Taleb’s notion of epistemocracy - a hypothetical society built on intellectual humility - might be my favorite idea in the book. In an epistemocracy, the most respected people are those who openly acknowledge what they don’t know. Imagine that.
That concept resonates deeply with how I try to lead at Kinzoo. Building a company that blends technology, safety, and creativity means confronting constant uncertainty. We don’t pretend to have perfect foresight about where AI ethics, privacy, or digital parenting are heading. Instead, we test, learn, and iterate - one small step at a time.
It’s also how I parent. My kids are growing up in a world that’s changing faster than any generation before them. Rather than pretending to have all the answers, I try to model curiosity and critical thinking. “I don’t know, let’s find out” might be the most powerful sentence a parent can say.
Taleb would call that an epistemocratic mindset: living honestly with uncertainty, resisting the illusion of expertise, and embracing the humility that precedes real understanding.
The Barbell Strategy: Building Robustness in Life
Toward the end of the book, Taleb finally offers a practical path forward: the barbell strategy. On one side, hold ultra-safe investments - things that can’t destroy you. On the other, take small, speculative bets that might yield outsized rewards. Avoid the fragile middle ground where you risk ruin without the possibility of extraordinary upside.
That idea translates far beyond finance. In my life, it looks like having a solid foundation - family, health, meaningful work - while leaving space for experiments and creative risk. It’s how I approach learning, too. My structured study in AI gives me a stable base, but the real breakthroughs come from unstructured exploration - playing with tools, asking dumb questions, seeing what sticks.

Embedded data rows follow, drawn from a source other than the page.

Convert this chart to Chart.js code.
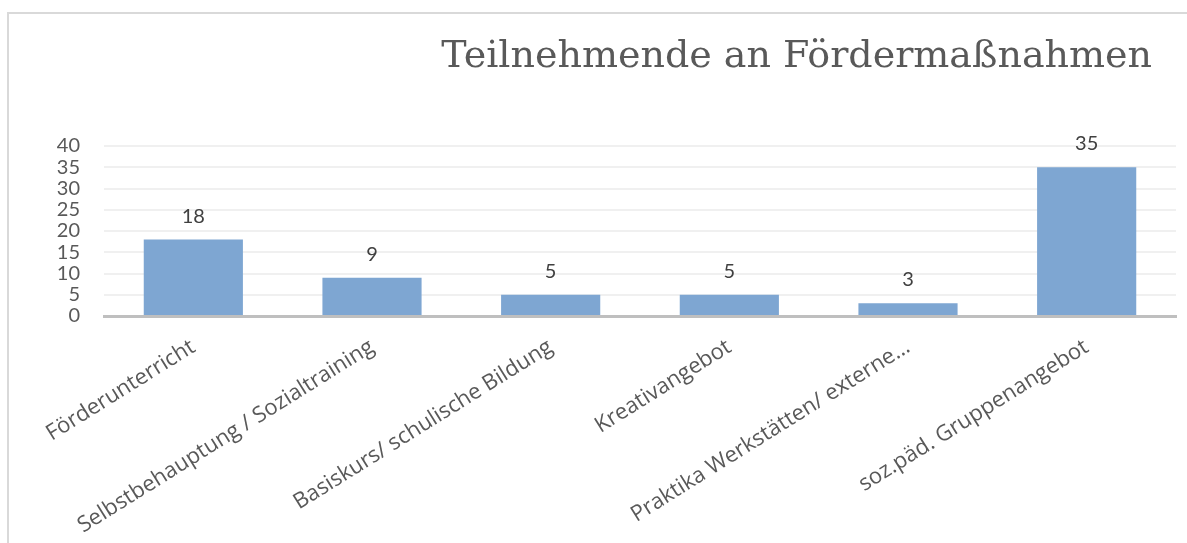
<!DOCTYPE html>
<html>
<head>
<meta charset="utf-8">
<script src="https://cdn.jsdelivr.net/npm/chart.js@4"></script>
<style>
  html, body { margin: 0; padding: 0; background: #fff; }
  #wrap { width: 1187px; height: 543px; position: relative; }
</style>
</head>
<body>
<div id="wrap"><canvas id="mychart" width="1187" height="543"></canvas></div>
<script>
// Daten
var titel = 'Teilnehmende an Fördermaßnahmen';
var kategorien = [
  'Förderunterricht',
  'Selbstbehauptung / Sozialtraining',
  'Basiskurs/ schulische Bildung',
  'Kreativangebot',
  'Praktika Werkstätten/ externe…',
  'soz.päd. Gruppenangebot'
];
var teilnehmende = [18, 9, 5, 5, 3, 35];
var yTicks = [0, 5, 10, 15, 20, 25, 30, 35, 40];

// Rahmen links/oben
var rahmen = {
  id: 'rahmen',
  beforeDraw: function(chart) {
    var c = chart.ctx;
    c.save();
    c.strokeStyle = '#d9d9d9';
    c.lineWidth = 2;
    c.beginPath();
    c.moveTo(8, 543);
    c.lineTo(8, 13);
    c.lineTo(1187, 13);
    c.stroke();
    c.restore();
  }
};

// Titel rechtsbündig
var titelPlugin = {
  id: 'titelPlugin',
  afterDraw: function(chart) {
    var c = chart.ctx;
    c.save();
    c.font = '38px "DejaVu Serif"';
    c.fillStyle = '#595959';
    c.textAlign = 'right';
    c.textBaseline = 'alphabetic';
    c.fillText(titel, 1152, 67);
    c.restore();
  }
};

// Werte über den Balken
var werte = {
  id: 'werte',
  afterDatasetsDraw: function(chart) {
    var c = chart.ctx;
    var meta = chart.getDatasetMeta(0);
    c.save();
    c.font = '20px Lato';
    c.fillStyle = '#404040';
    c.textAlign = 'center';
    c.textBaseline = 'alphabetic';
    meta.data.forEach(function(bar, i) {
      c.fillText(String(teilnehmende[i]), bar.x, bar.y - 17);
    });
    c.restore();
  }
};

var ctx = document.getElementById('mychart');
var myChart = new Chart(ctx, {
  type: 'bar',
  data: {
    labels: kategorien,
    datasets: [{
      label: titel,
      data: teilnehmende,
      backgroundColor: '#7ea6d2',
      categoryPercentage: 1,
      barPercentage: 0.555
    }]
  },
  options: {
    responsive: false,
    animation: false,
    layout: { padding: { top: 146, right: 11, left: 0, bottom: 0 } },
    plugins: {
      legend: { display: false },
      title: { display: false },
      tooltip: { enabled: false }
    },
    scales: {
      y: {
        min: 0,
        max: 40,
        afterBuildTicks: function(scale) {
          scale.ticks = yTicks.map(function(v) { return { value: v }; });
        },
        afterFit: function(scale) { scale.width = 104; },
        ticks: {
          autoSkip: false,
          padding: 24,
          color: '#595959',
          font: { family: 'Lato', size: 20 }
        },
        grid: { color: '#f0f0f0', lineWidth: 2, drawTicks: false },
        border: { display: false }
      },
      x: {
        afterFit: function(scale) { scale.height = 543 - 316; },
        ticks: {
          autoSkip: false,
          minRotation: 32,
          maxRotation: 32,
          padding: 18,
          color: '#595959',
          font: { family: 'Open Sans', size: 22 }
        },
        grid: { display: false, drawTicks: false },
        border: { display: true, color: '#bfbfbf', width: 3 }
      }
    }
  },
  plugins: [rahmen, titelPlugin, werte]
});
</script>
</body>
</html>
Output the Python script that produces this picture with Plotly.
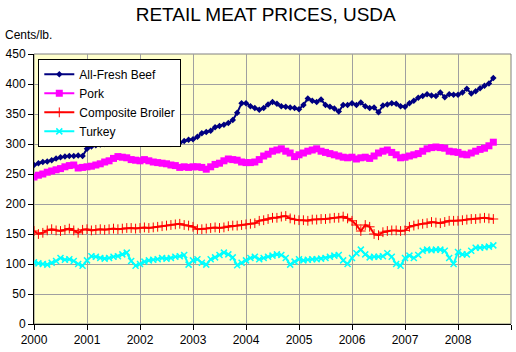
import plotly.graph_objects as go

start_year = 2000
n_months = 105  # Jan 2000 - Sep 2008

beef = [265, 268, 270, 271, 273, 276, 278, 279, 280, 280, 281, 280,
        292, 296, 298, 299, 300, 302, 303, 302, 303, 305, 304, 305,
        306, 305, 307, 309, 312, 310, 302, 300, 304, 302, 305, 307,
        308, 312, 318, 320, 322, 328, 330, 332, 335, 340, 352, 368,
        368, 363, 360, 357, 360, 366, 370, 367, 363, 362, 361, 360,
        358, 365, 376, 372, 370, 374, 365, 362, 359, 354, 365, 365,
        368, 365, 369, 363, 360, 361, 353, 364, 366, 368, 367, 363,
        362, 368, 372, 377, 380, 383, 381, 380, 386, 378, 383, 382,
        382, 386, 392, 384, 388, 393, 397, 401, 410]

pork = [245, 248, 250, 253, 255, 257, 259, 262, 264, 265, 260, 261,
        262, 263, 265, 267, 270, 272, 276, 279, 278, 277, 274, 273,
        272, 274, 272, 270, 269, 268, 267, 265, 264, 261, 262, 261,
        262, 262, 261, 258, 262, 266, 268, 272, 275, 274, 273, 270,
        269, 269, 270, 274, 280, 283, 288, 290, 292, 288, 285, 279,
        282, 285, 288, 290, 292, 288, 286, 284, 282, 280, 278, 277,
        278, 275, 277, 278, 276, 280, 285, 288, 290, 286, 282, 277,
        278, 280, 282, 284, 288, 292, 294, 295, 294, 293, 288, 287,
        286, 283, 282, 285, 288, 291, 293, 297, 303]

broiler = [155, 150, 152, 156, 158, 156, 155, 157, 159, 156, 152, 157,
           158, 156, 157, 158, 157, 158, 159, 158, 159, 160, 160, 159,
           160, 161, 160, 161, 162, 163, 164, 165, 166, 167, 165, 164,
           162, 158, 158, 159, 160, 161, 160, 161, 163, 164, 164, 165,
           166, 167, 168, 172, 173, 175, 177, 177, 179, 180, 176, 174,
           173, 173, 172, 174, 174, 175, 175, 176, 177, 177, 179, 176,
           172, 165, 155, 165, 162, 150, 148, 153, 155, 156, 156, 155,
           156, 162, 164, 166, 167, 168, 170, 169, 168, 170, 172, 172,
           172, 173, 174, 175, 175, 176, 177, 176, 175]

turkey = [103, 101, 100, 99, 102, 105, 110, 107, 108, 105, 100, 97,
          106, 113, 112, 110, 109, 110, 112, 113, 116, 119, 105, 97,
          100, 104, 106, 107, 108, 110, 109, 110, 112, 113, 115, 99,
          106, 108, 102, 99, 108, 111, 115, 119, 116, 111, 98, 102,
          106, 110, 112, 108, 110, 112, 114, 116, 115, 110, 99, 104,
          108, 106, 107, 108, 108, 109, 110, 112, 114, 115, 106, 100,
          110, 118, 124, 116, 111, 112, 112, 113, 118, 112, 100, 97,
          110, 114, 110, 115, 122, 124, 123, 124, 124, 122, 110, 100,
          120, 116, 116, 122, 127, 127, 128, 129, 131]

years = list(range(2000, 2010))
year_labels = [str(y) for y in range(2000, 2009)] + [""]

x = [start_year + i / 12 for i in range(n_months)]

fig = go.Figure()
fig.add_trace(go.Scatter(x=x, y=beef, name="All-Fresh Beef", mode="lines+markers",
                         line=dict(color="#000080", width=2),
                         marker=dict(symbol="diamond", size=5, color="#000080")))
fig.add_trace(go.Scatter(x=x, y=pork, name="Pork", mode="lines+markers",
                         line=dict(color="#FF00FF", width=2),
                         marker=dict(symbol="square", size=7, color="#FF00FF")))
fig.add_trace(go.Scatter(x=x, y=broiler, name="Composite Broiler", mode="lines+markers",
                         line=dict(color="#FF0000", width=2),
                         marker=dict(symbol="cross-thin", size=7, color="#FF0000",
                                     line=dict(color="#FF0000", width=1))))
fig.add_trace(go.Scatter(x=x, y=turkey, name="Turkey", mode="lines+markers",
                         line=dict(color="#00FFFF", width=2),
                         marker=dict(symbol="x-thin", size=6, color="#00FFFF",
                                     line=dict(color="#00FFFF", width=1.5))))

fig.update_layout(
    width=516, height=352,
    margin=dict(l=34, r=5, t=54, b=28),
    paper_bgcolor="white",
    plot_bgcolor="#FFFFCC",
    font=dict(family="Liberation Sans, Arial, sans-serif", size=12, color="black"),
    title=dict(text="RETAIL MEAT PRICES, USDA", x=0.515, xanchor="center",
               y=1 - 14 / 352, yanchor="middle", yref="container",
               font=dict(size=19, color="black")),
    showlegend=True,
    legend=dict(x=0.009, y=0.982, xanchor="left", yanchor="top",
                bgcolor="white", bordercolor="black", borderwidth=1,
                font=dict(size=12), itemwidth=30, tracegroupgap=0),
    xaxis=dict(range=[2000, 2009], tickvals=years, ticktext=year_labels,
               showgrid=True, gridcolor="#A0A0A0", gridwidth=1,
               showline=True, linecolor="black", linewidth=1,
               ticks="outside", ticklen=5, tickcolor="black", zeroline=False),
    yaxis=dict(range=[0, 450], dtick=50, tick0=0,
               showgrid=True, gridcolor="#A0A0A0", gridwidth=1,
               showline=True, linecolor="black", linewidth=1,
               ticks="outside", ticklen=5, tickcolor="black", zeroline=False),
    annotations=[dict(text="Cents/lb.", x=(3 - 34) / 477, y=(324 - 35) / 270,
                      xref="paper", yref="paper",
                      xanchor="left", yanchor="middle", showarrow=False,
                      font=dict(size=12, color="black"))],
)

fig.add_shape(type="rect", xref="x domain", yref="y domain", x0=0, x1=1, y0=0, y1=1,
              line=dict(color="#808080", width=1), layer="below")

fig.write_html("out.html")
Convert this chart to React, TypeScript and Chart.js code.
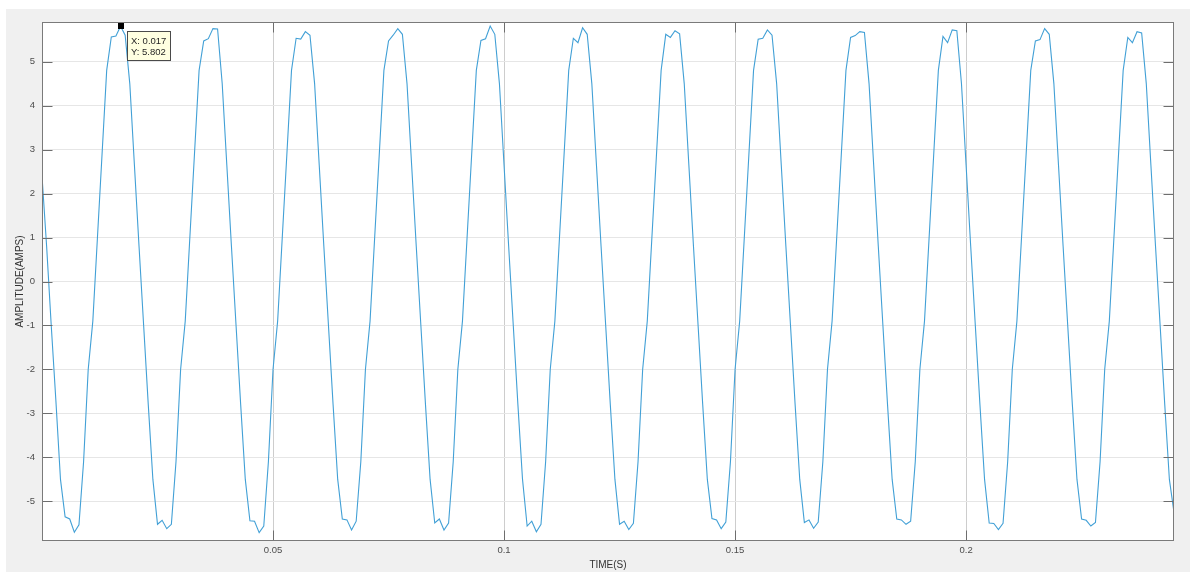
import React, { useEffect, useRef } from "react";
import { Chart, registerables } from "chart.js";

Chart.register(...registerables);

// Sampling interval of the recorded current (s)
const SAMPLE_STEP_S = 0.001;

// Current samples (A), one line per cycle (trough shoulder -> rise -> peak -> fall)
const CURRENT_AMPS: number[] = [
  2.4, 0.8, -1.0, -2.7, -4.5,
  -5.35, -5.40, -5.70, -5.53, -4.1, -2.0, -0.9, 1.0, 2.9, 4.8, 5.56, 5.58, 5.802, 5.60, 4.5, 2.65, 0.8, -1.0, -2.8, -4.5,
  -5.52, -5.43, -5.62, -5.52, -4.1, -2.0, -0.9, 1.0, 2.9, 4.8, 5.47, 5.52, 5.75, 5.74, 4.5, 2.65, 0.8, -1.0, -2.8, -4.5,
  -5.44, -5.45, -5.71, -5.56, -4.1, -2.0, -0.9, 1.0, 2.9, 4.8, 5.53, 5.51, 5.68, 5.60, 4.5, 2.65, 0.8, -1.0, -2.8, -4.5,
  -5.40, -5.42, -5.65, -5.45, -4.1, -2.0, -0.9, 1.0, 2.9, 4.8, 5.47, 5.60, 5.75, 5.62, 4.5, 2.65, 0.8, -1.0, -2.8, -4.5,
  -5.49, -5.40, -5.65, -5.49, -4.1, -2.0, -0.9, 1.0, 2.9, 4.8, 5.48, 5.52, 5.81, 5.62, 4.5, 2.65, 0.8, -1.0, -2.8, -4.5,
  -5.56, -5.45, -5.69, -5.52, -4.1, -2.0, -0.9, 1.0, 2.9, 4.8, 5.53, 5.43, 5.77, 5.62, 4.5, 2.65, 0.8, -1.0, -2.8, -4.5,
  -5.52, -5.45, -5.64, -5.50, -4.1, -2.0, -0.9, 1.0, 2.9, 4.8, 5.62, 5.55, 5.70, 5.63, 4.5, 2.65, 0.8, -1.0, -2.8, -4.5,
  -5.39, -5.42, -5.62, -5.47, -4.1, -2.0, -0.9, 1.0, 2.9, 4.8, 5.51, 5.53, 5.72, 5.60, 4.5, 2.65, 0.8, -1.0, -2.8, -4.5,
  -5.48, -5.42, -5.61, -5.47, -4.1, -2.0, -0.9, 1.0, 2.9, 4.8, 5.55, 5.59, 5.68, 5.66, 4.5, 2.65, 0.8, -1.0, -2.8, -4.5,
  -5.40, -5.42, -5.52, -5.45, -4.1, -2.0, -0.9, 1.0, 2.9, 4.8, 5.57, 5.43, 5.72, 5.70, 4.5, 2.65, 0.8, -1.0, -2.8, -4.5,
  -5.49, -5.50, -5.64, -5.50, -4.1, -2.0, -0.9, 1.0, 2.9, 4.8, 5.47, 5.50, 5.75, 5.62, 4.5, 2.65, 0.8, -1.0, -2.8, -4.5,
  -5.40, -5.43, -5.56, -5.48, -4.1, -2.0, -0.9, 1.0, 2.9, 4.8, 5.55, 5.43, 5.68, 5.65, 4.5, 2.65, 0.8, -1.0, -2.8, -4.5,
  -5.25,
];

const X_RANGE = [0, 0.245];
const Y_RANGE = [-5.9, 5.9];
const X_TICKS = [0.05, 0.1, 0.15, 0.2];
const X_TICK_LABELS = ["0.05", "0.1", "0.15", "0.2"];
const Y_TICKS = [-5, -4, -3, -2, -1, 0, 1, 2, 3, 4, 5];
const Y_TICK_LABELS = ["-5", "-4", "-3", "-2", "-1", "0", "1", "2", "3", "4", "5"];
const X_TITLE = "TIME(S)";
const Y_TITLE = "AMPLITUDE(AMPS)";
const DATA_TIP = { x: 0.017, y: 5.802, xLabel: "X: 0.017", yLabel: "Y: 5.802" };

const FONT = '"Liberation Sans", Arial, Helvetica, sans-serif';

const matlabAxes = {
  id: "matlabAxes",
  beforeDraw(chart: any) {
    const { ctx, chartArea: a } = chart;
    ctx.save();
    ctx.fillStyle = "#ffffff";
    ctx.fillRect(a.left, a.top, a.right - a.left, a.bottom - a.top);
    ctx.restore();
  },
  afterDatasetsDraw(chart: any) {
    const { ctx, chartArea: a, scales } = chart;
    const L = Math.round(a.left) + 0.5;
    const R = Math.round(a.right) - 0.5;
    const T = Math.round(a.top) + 0.5;
    const B = Math.round(a.bottom) - 0.5;
    const len = 10;
    ctx.save();
    ctx.lineWidth = 1;
    ctx.strokeStyle = "#6e6e6e";
    ctx.beginPath();
    for (const v of Y_TICKS) {
      const py = Math.round(scales.y.getPixelForValue(v)) + 0.5;
      ctx.moveTo(L, py);
      ctx.lineTo(L + len, py);
      ctx.moveTo(R, py);
      ctx.lineTo(R - len, py);
    }
    for (const v of X_TICKS) {
      const px = Math.round(scales.x.getPixelForValue(v)) + 0.5;
      ctx.moveTo(px, B);
      ctx.lineTo(px, B - len);
      ctx.moveTo(px, T);
      ctx.lineTo(px, T + len);
    }
    ctx.stroke();
    ctx.strokeStyle = "#7a7a7a";
    ctx.strokeRect(L, T, R - L, B - T);
    ctx.restore();
  },
  afterDraw(chart: any) {
    const { ctx, scales } = chart;
    const px = scales.x.getPixelForValue(DATA_TIP.x);
    const py = scales.y.getPixelForValue(DATA_TIP.y);
    ctx.save();
    ctx.fillStyle = "#000000";
    ctx.fillRect(Math.round(px - 3), Math.round(py - 3), 6, 6);
    const x0 = Math.round(px + 6) + 0.5;
    const y0 = Math.round(py + 5) + 0.5;
    ctx.fillStyle = "#ffffe1";
    ctx.fillRect(x0, y0, 43, 29);
    ctx.strokeStyle = "#4a4a4a";
    ctx.lineWidth = 1;
    ctx.strokeRect(x0, y0, 43, 29);
    ctx.fillStyle = "#262626";
    ctx.font = `9.5px ${FONT}`;
    ctx.textBaseline = "middle";
    ctx.textAlign = "left";
    ctx.fillText(DATA_TIP.xLabel, x0 + 3.5, y0 + 9.5);
    ctx.fillText(DATA_TIP.yLabel, x0 + 3.5, y0 + 20.5);
    ctx.restore();
  },
};

export default function App() {
  const canvasRef = useRef<HTMLCanvasElement | null>(null);

  useEffect(() => {
    if (!canvasRef.current) return;
    const points = CURRENT_AMPS.map((v, i) => ({ x: +(i * SAMPLE_STEP_S).toFixed(3), y: v }));
    const chart = new Chart(canvasRef.current, {
      type: "line",
      data: {
        datasets: [
          {
            data: points,
            borderColor: "#42a0d6",
            borderWidth: 1.1,
            pointRadius: 0,
            tension: 0,
            fill: false,
          },
        ],
      },
      options: {
        animation: false,
        responsive: false,
        devicePixelRatio: 1,
        parsing: false,
        normalized: true,
        layout: { padding: { left: 0, right: 22, top: 22, bottom: 0 } },
        plugins: { legend: { display: false }, tooltip: { enabled: false } },
        events: [],
        scales: {
          x: {
            type: "linear",
            min: X_RANGE[0],
            max: X_RANGE[1],
            afterBuildTicks: (scale: any) => {
              scale.ticks = X_TICKS.map((v) => ({ value: v }));
            },
            afterFit: (scale: any) => {
              scale.height = 31;
            },
            ticks: {
              callback: (_v: any, i: number) => X_TICK_LABELS[i],
              padding: 4,
              maxRotation: 0,
              autoSkip: false,
              color: "#4d4d4d",
              font: { family: FONT, size: 9.5 },
            },
            grid: { color: "#cdcdcd", drawTicks: false, lineWidth: 1 },
            border: { display: false },
            title: {
              display: true,
              text: X_TITLE,
              color: "#333333",
              font: { family: FONT, size: 10 },
              padding: { top: 0, bottom: 1 },
            },
          },
          y: {
            type: "linear",
            min: Y_RANGE[0],
            max: Y_RANGE[1],
            afterBuildTicks: (scale: any) => {
              scale.ticks = Y_TICKS.map((v) => ({ value: v }));
            },
            afterFit: (scale: any) => {
              scale.width = 42;
            },
            ticks: {
              callback: (_v: any, i: number) => Y_TICK_LABELS[i],
              padding: 7,
              autoSkip: false,
              color: "#4d4d4d",
              font: { family: FONT, size: 9.5 },
            },
            grid: { color: "#e6e6e6", drawTicks: false, lineWidth: 1 },
            border: { display: false },
            title: {
              display: true,
              text: Y_TITLE,
              color: "#333333",
              font: { family: FONT, size: 10 },
              padding: { top: 14, bottom: 0 },
            },
          },
        },
      },
      plugins: [matlabAxes],
    } as any);
    return () => chart.destroy();
  }, []);

  return (
    <div style={{ position: "fixed", left: 0, top: 0, width: 1196, height: 572, background: "#ffffff", overflow: "hidden" }}>
      <div style={{ position: "absolute", left: 6, top: 9, width: 1184, height: 563, background: "#f0f0f0" }} />
      <canvas ref={canvasRef} width={1196} height={572} style={{ position: "absolute", left: 0, top: 0, width: 1196, height: 572 }} />
    </div>
  );
}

It’s also how I think about Kinzoo’s strategy: keep the core mission rock solid, but continuously test small, high-upside ideas on the edges. We can’t predict which will take off—but we can design a system that’s ready when they do.
Taleb, the Teacher and the Troll
Let’s be honest: Taleb doesn’t make it easy to love him. His arrogance can be exhausting. Every chapter is laced with intellectual swagger and derision for “experts,” “academics,” and anyone who dares use a bell curve.
But even through the ego, there’s brilliance. He’s a provocateur for a reason: he wants you uncomfortable, questioning, awake to the fragility of your assumptions. By the time I reached the end, I realized his repetition - the relentless drumbeat about prediction and randomness - wasn’t laziness. It was method. Like a philosopher wielding a hammer, he keeps striking until the illusion of certainty cracks.
Still, I won’t lie: this book could have been half as long and twice as effective.
What I’m Taking Away
The Black Swan didn’t just change how I think about markets or history - it changed how I think about knowing itself. It taught me to stop pretending the world is predictable, to design for volatility, and to stay humble in the face of randomness.
In my work, it means leading with experimentation. In my parenting, it means teaching curiosity over certainty. In my life, it means making peace with the fact that control is often an illusion - and that’s okay.
If the world runs on Black Swans, then the best we can do is keep our eyes open, stay adaptable, and build systems that bend without breaking.